S&P Global Ratings has downgraded Pakistan’s long-term sovereign credit rating to ‘CCC+’ from ‘B-‘. Pakistan, whose foreign exchange reserves are already below $7 billion, will continue to under pressure in the coming year, S&P said in a statement. Increasing instability due to the current political and security situation has exacerbated Islamabad’s problems. Currently, Pakistan’s foreign exchange reserves have reached $6.1 billion.
“Pakistan’s already low foreign exchange reserves will remain under pressure in 2023, barring a material decline in oil prices or an increase in foreign aid,” said S&P analysts Andrew Wood and Yefarn Fua. S&P added that political uncertainty is expected to rise in the coming quarters, with pressure from the opposition to hold snap elections.

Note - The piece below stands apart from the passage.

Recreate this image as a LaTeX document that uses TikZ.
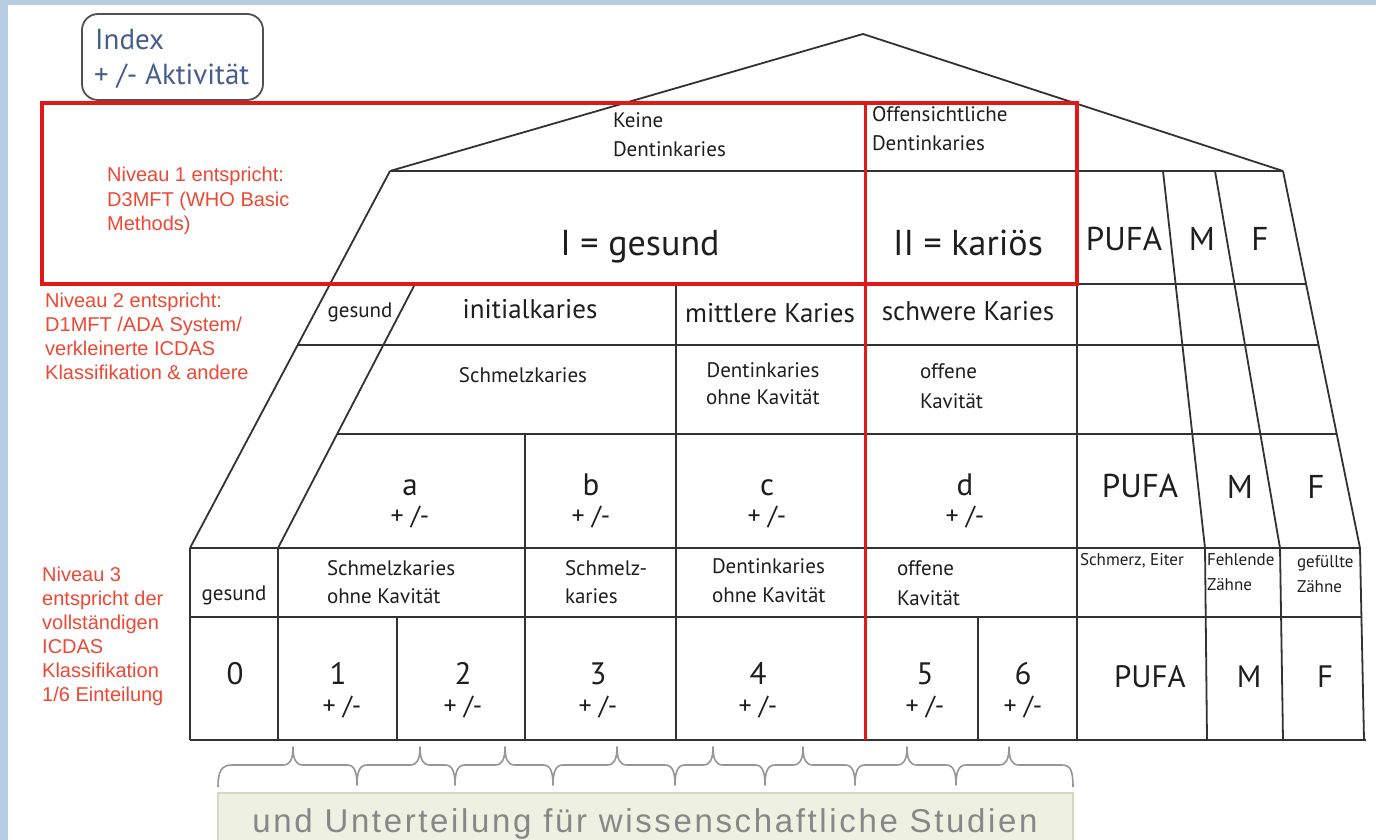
\documentclass[tikz,border=0pt]{standalone}
\usepackage{fontspec}
\setmainfont{PT Sans}
\newfontfamily\arialf{Liberation Sans}
\newfontfamily\boxf[LetterSpace=8]{Liberation Sans}
\definecolor{bgblue}{RGB}{184,204,228}
\definecolor{linec}{RGB}{50,50,50}
\definecolor{redbox}{RGB}{224,24,24}
\definecolor{redtxt}{RGB}{238,72,52}
\definecolor{idxblue}{RGB}{70,94,140}
\definecolor{textc}{RGB}{30,30,30}
\definecolor{boxfill}{RGB}{238,241,226}
\definecolor{boxline}{RGB}{212,216,196}
\definecolor{graytxt}{RGB}{135,135,135}
\definecolor{bracec}{RGB}{150,150,150}
\begin{document}
\begin{tikzpicture}[x=1pt,y=-1pt,
  gridline/.style={draw=linec,line width=1.8pt,line join=round},
  redline/.style={draw=redbox,line width=4.8pt},
  lbl/.style={inner sep=0pt,outer sep=0pt,text=textc,anchor=base},
  lbll/.style={lbl,anchor=base west},
  fbig/.style={font=\fontsize{36}{40}\selectfont},
  fhead/.style={font=\fontsize{33}{38}\selectfont},
  fmid/.style={font=\fontsize{27}{32}\selectfont},
  fsm/.style={font=\fontsize{21}{25}\selectfont},
  fxs/.style={font=\fontsize{17}{20}\selectfont},
  flet/.style={font=\fontsize{31}{36}\selectfont},
  fpm/.style={font=\fontsize{26}{30}\selectfont},
  redlbl/.style={inner sep=0pt,anchor=base west,text=redtxt,font=\arialf\fontsize{20}{24}\selectfont},
  idxlbl/.style={inner sep=0pt,anchor=base west,text=idxblue,font=\fontsize{29}{34}\selectfont},
  brace/.style={draw=bracec,line width=1.6pt,line join=round}
]
\useasboundingbox (0,0) rectangle (1376,840);
\fill[bgblue] (0,0) rectangle (1376,840);
\fill[white] (8,5) rectangle (1376,840);

% index box
\draw[draw=linec!85,line width=1.8pt,rounded corners=16pt] (82,14) rectangle (263,100);
\node[idxlbl] (idx1) at (95,50) {Index};
\node[idxlbl] (idx2) at (94,85) {+ /- Aktivität};

% bottom box
\fill[boxfill] (218,793) rectangle (1073,850);
\draw[boxline,line width=1.5pt] (218,850) -- (218,793) -- (1073,793) -- (1073,850);
\node[inner sep=0pt,anchor=base,text=graytxt,font=\boxf\fontsize{33}{36}\selectfont] (studien) at (645,832) {und Unterteilung für wissenschaftliche Studien};

% braces
\draw[brace] (218,787) .. controls (218,772) and (221,765) .. (232,765)
  \foreach \x/\d in {293/-18,357/20,420/-18,455/20,505/-18,553/20,617/-18,675/20,713/-18,765/20,803/-18,855/20,907/-18,956/20,1009/-18}
  { -- (\x-10,765) .. controls (\x-3,765) and (\x,765+0.3*\d) .. (\x,765+\d) .. controls (\x,765+0.3*\d) and (\x+3,765) .. (\x+10,765) }
  -- (1062,765) .. controls (1071,765) and (1073,772) .. (1073,787);

% house outline
\draw[gridline] (390,171) -- (863,34) -- (1283,171);
\draw[gridline] (390,171) -- (1283,171);
\draw[gridline] (390,171) -- (190,548);
\draw[gridline] (415,284) -- (278,548);
\draw[gridline] (1283,171) -- (1360,548) -- (1364,740);
\draw[gridline] (1163,171) -- (1205,548) -- (1207,740);
\draw[gridline] (1215,171) -- (1280,548) -- (1283,740);
% horizontals
\draw[gridline] (330,284) -- (1306,284);
\draw[gridline] (298,345) -- (1318,345);
\draw[gridline] (337,434) -- (1336,434);
\draw[gridline] (190,548) -- (1360,548);
\draw[gridline] (190,617) -- (1362,617);
\draw[gridline] (190,740) -- (1366,740);
% verticals
\draw[gridline] (190,548) -- (190,740);
\draw[gridline] (278,548) -- (278,740);
\draw[gridline] (397,617) -- (397,740);
\draw[gridline] (525,434) -- (525,740);
\draw[gridline] (676,284) -- (676,740);
\draw[gridline] (978,617) -- (978,740);
\draw[gridline] (1077,171) -- (1077,740);

% red frame
\draw[redline] (42,103) rectangle (1077,284);
\draw[draw=redbox,line width=3pt] (865,103) -- (865,740);

% roof texts
\node[lbll,fsm] (keine1) at (613,128) {Keine};
\node[lbll,fsm] (keine2) at (613,157) {Dentinkaries};
\node[lbll,fsm] (offs1) at (872,122) {Offensichtliche};
\node[lbll,fsm] (offs2) at (872,150) {Dentinkaries};

% level 1 row
\node[lbl,fbig] (gesundI) at (640,255) {I = gesund};
\node[lbl,fbig] (kariosII) at (968,255) {II = kariös};
\node[lbl,fhead] (pufa1) at (1124,250) {PUFA};
\node[lbl,fhead] (m1) at (1202,250) {M};
\node[lbl,fhead] (f1) at (1260,250) {F};

% row 2
\node[lbl,fsm] (ges2) at (360,317) {gesund};
\node[lbl,fmid] (init) at (530,318) {initialkaries};
\node[lbl,fmid] (mittl) at (770,322) {mittlere Karies};
\node[lbl,fmid] (schw) at (968,320) {schwere Karies};

% row 3
\node[lbl,fsm] (schm3) at (523,382) {Schmelzkaries};
\node[lbl,fsm] (dent3a) at (763,377) {Dentinkaries};
\node[lbl,fsm] (dent3b) at (763,404) {ohne Kavität};
\node[lbll,fsm] (off3a) at (920,378) {offene};
\node[lbll,fsm] (off3b) at (920,408) {Kavität};

% row 4
\node[lbl,flet] (ra) at (410,495) {a};
\node[lbl,fpm] (rapm) at (410,524) {+ /-};
\node[lbl,flet] (rb) at (591,495) {b};
\node[lbl,fpm] (rbpm) at (591,524) {+ /-};
\node[lbl,flet] (rc) at (767,495) {c};
\node[lbl,fpm] (rcpm) at (767,524) {+ /-};
\node[lbl,flet] (rd) at (965,495) {d};
\node[lbl,fpm] (rdpm) at (965,524) {+ /-};
\node[lbl,fhead] (pufa4) at (1140,497) {PUFA};
\node[lbl,fhead] (m4) at (1240,498) {M};
\node[lbl,fhead] (f4) at (1316,498) {F};

% row 5
\node[lbl,fsm] (ges5) at (234,600) {gesund};
\node[lbll,fsm] (s5a) at (327,575) {Schmelzkaries};
\node[lbll,fsm] (s5b) at (327,603) {ohne Kavität};
\node[lbll,fsm] (sk5a) at (565,575) {Schmelz-};
\node[lbll,fsm] (sk5b) at (565,603) {karies};
\node[lbll,fsm] (d5a) at (712,573) {Dentinkaries};
\node[lbll,fsm] (d5b) at (712,602) {ohne Kavität};
\node[lbll,fsm] (o5a) at (897,575) {offene};
\node[lbll,fsm] (o5b) at (897,605) {Kavität};
\node[lbll,fxs] (se5) at (1080,565) {Schmerz, Eiter};
\node[lbll,fxs] (fz5a) at (1207,565) {Fehlende};
\node[lbll,fxs] (fz5b) at (1207,590) {Zähne};
\node[lbll,fxs] (gz5a) at (1297,567) {gefüllte};
\node[lbll,fxs] (gz5b) at (1297,592) {Zähne};

% row 6
\node[lbl,flet] (n0) at (235,684) {0};
\node[lbl,flet] (n1) at (338,684) {1};
\node[lbl,fpm] (n1pm) at (342,714) {+ /-};
\node[lbl,flet] (n2) at (463,684) {2};
\node[lbl,fpm] (n2pm) at (463,714) {+ /-};
\node[lbl,flet] (n3) at (598,684) {3};
\node[lbl,fpm] (n3pm) at (598,714) {+ /-};
\node[lbl,flet] (n4) at (758,684) {4};
\node[lbl,fpm] (n4pm) at (758,714) {+ /-};
\node[lbl,flet] (n5) at (925,684) {5};
\node[lbl,fpm] (n5pm) at (925,714) {+ /-};
\node[lbl,flet] (n6) at (1023,684) {6};
\node[lbl,fpm] (n6pm) at (1023,714) {+ /-};
\node[lbl,flet] (pufa6) at (1150,687) {PUFA};
\node[lbl,flet] (m6) at (1249,687) {M};
\node[lbl,flet] (f6) at (1325,687) {F};

% red labels
\node[redlbl] (nv1a) at (107,182) {Niveau 1 entspricht:};
\node[redlbl] (nv1b) at (107,206) {D3MFT (WHO Basic};
\node[redlbl] (nv1c) at (107,230) {Methods)};
\node[redlbl] (nv2a) at (45,307) {Niveau 2 entspricht:};
\node[redlbl] (nv2b) at (45,331) {D1MFT /ADA System/};
\node[redlbl] (nv2c) at (45,355) {verkleinerte ICDAS};
\node[redlbl] (nv2d) at (45,379) {Klassifikation \& andere};
\node[redlbl] (nv3a) at (42,581) {Niveau 3};
\node[redlbl] (nv3b) at (42,605) {entspricht der};
\node[redlbl] (nv3c) at (42,629) {vollständigen};
\node[redlbl] (nv3d) at (42,653) {ICDAS};
\node[redlbl] (nv3e) at (42,677) {Klassifikation};
\node[redlbl] (nv3f) at (42,701) {1/6 Einteilung};
\end{tikzpicture}
\end{document}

Earlier, ratings agencies Moody’s and Fitch downgraded Pakistan’s long-term foreign currency default rating (IDR) to ‘CCC+’ from ‘B-‘. This will make borrowing more difficult and the country will find it difficult to manage debt payments of more than $30 billion this fiscal year.

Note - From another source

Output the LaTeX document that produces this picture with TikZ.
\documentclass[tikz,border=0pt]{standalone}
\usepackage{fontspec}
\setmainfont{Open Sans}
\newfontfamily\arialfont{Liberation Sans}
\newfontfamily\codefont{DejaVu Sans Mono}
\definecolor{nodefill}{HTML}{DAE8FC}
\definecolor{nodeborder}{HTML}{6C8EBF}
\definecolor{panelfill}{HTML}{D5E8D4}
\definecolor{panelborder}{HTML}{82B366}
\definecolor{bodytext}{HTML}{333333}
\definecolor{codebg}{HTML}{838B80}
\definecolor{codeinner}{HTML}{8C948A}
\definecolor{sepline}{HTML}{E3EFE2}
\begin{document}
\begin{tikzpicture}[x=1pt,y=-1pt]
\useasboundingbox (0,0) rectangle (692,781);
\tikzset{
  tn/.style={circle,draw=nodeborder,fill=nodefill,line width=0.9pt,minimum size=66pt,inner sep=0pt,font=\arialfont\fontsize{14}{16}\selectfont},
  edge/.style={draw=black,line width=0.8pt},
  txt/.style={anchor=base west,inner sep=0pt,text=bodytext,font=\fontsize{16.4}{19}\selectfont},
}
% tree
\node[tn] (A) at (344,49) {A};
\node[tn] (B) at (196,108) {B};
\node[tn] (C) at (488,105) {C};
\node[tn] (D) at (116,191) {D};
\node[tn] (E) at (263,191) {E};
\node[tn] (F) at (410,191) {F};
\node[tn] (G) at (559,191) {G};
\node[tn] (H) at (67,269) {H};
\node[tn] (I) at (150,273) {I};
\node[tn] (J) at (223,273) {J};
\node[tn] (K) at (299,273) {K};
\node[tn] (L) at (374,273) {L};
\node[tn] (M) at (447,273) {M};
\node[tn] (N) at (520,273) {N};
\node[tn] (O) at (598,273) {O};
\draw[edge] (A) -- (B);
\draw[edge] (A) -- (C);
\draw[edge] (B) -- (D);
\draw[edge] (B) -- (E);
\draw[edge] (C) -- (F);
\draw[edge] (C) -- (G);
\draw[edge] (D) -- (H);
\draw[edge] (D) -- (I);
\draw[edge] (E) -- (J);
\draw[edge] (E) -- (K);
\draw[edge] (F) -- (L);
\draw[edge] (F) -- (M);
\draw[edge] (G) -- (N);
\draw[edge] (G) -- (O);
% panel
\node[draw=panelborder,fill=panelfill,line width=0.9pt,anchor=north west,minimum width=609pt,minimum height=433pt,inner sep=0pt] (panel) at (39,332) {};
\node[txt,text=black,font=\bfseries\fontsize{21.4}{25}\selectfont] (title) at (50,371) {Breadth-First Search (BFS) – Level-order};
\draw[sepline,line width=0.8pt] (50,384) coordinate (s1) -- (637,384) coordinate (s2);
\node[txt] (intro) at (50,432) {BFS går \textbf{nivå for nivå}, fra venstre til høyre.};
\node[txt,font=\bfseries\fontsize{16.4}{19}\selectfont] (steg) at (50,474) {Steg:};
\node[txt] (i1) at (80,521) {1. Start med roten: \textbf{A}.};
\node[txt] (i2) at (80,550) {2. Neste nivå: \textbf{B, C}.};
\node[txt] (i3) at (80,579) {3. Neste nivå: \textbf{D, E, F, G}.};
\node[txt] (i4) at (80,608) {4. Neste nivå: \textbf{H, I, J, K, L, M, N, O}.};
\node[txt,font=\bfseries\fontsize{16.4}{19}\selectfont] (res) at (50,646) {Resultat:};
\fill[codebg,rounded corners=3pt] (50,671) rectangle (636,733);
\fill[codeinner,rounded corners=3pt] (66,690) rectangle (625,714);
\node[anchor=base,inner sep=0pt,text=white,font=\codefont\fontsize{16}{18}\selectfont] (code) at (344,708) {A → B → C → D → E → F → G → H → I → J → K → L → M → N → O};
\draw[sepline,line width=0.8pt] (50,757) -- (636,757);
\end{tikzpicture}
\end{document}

Fitch, on the other hand, said the downgrade reflects a further deterioration in Pakistan’s external liquidity and funding situation and a decline in foreign exchange reserves. This is partly the result of widespread flooding, which has hampered Pakistan’s efforts to manage its twin fiscal and current account deficits.
Fitch typically does not assign an outlook to sovereigns of ‘CCC+’ or below, it said in a statement.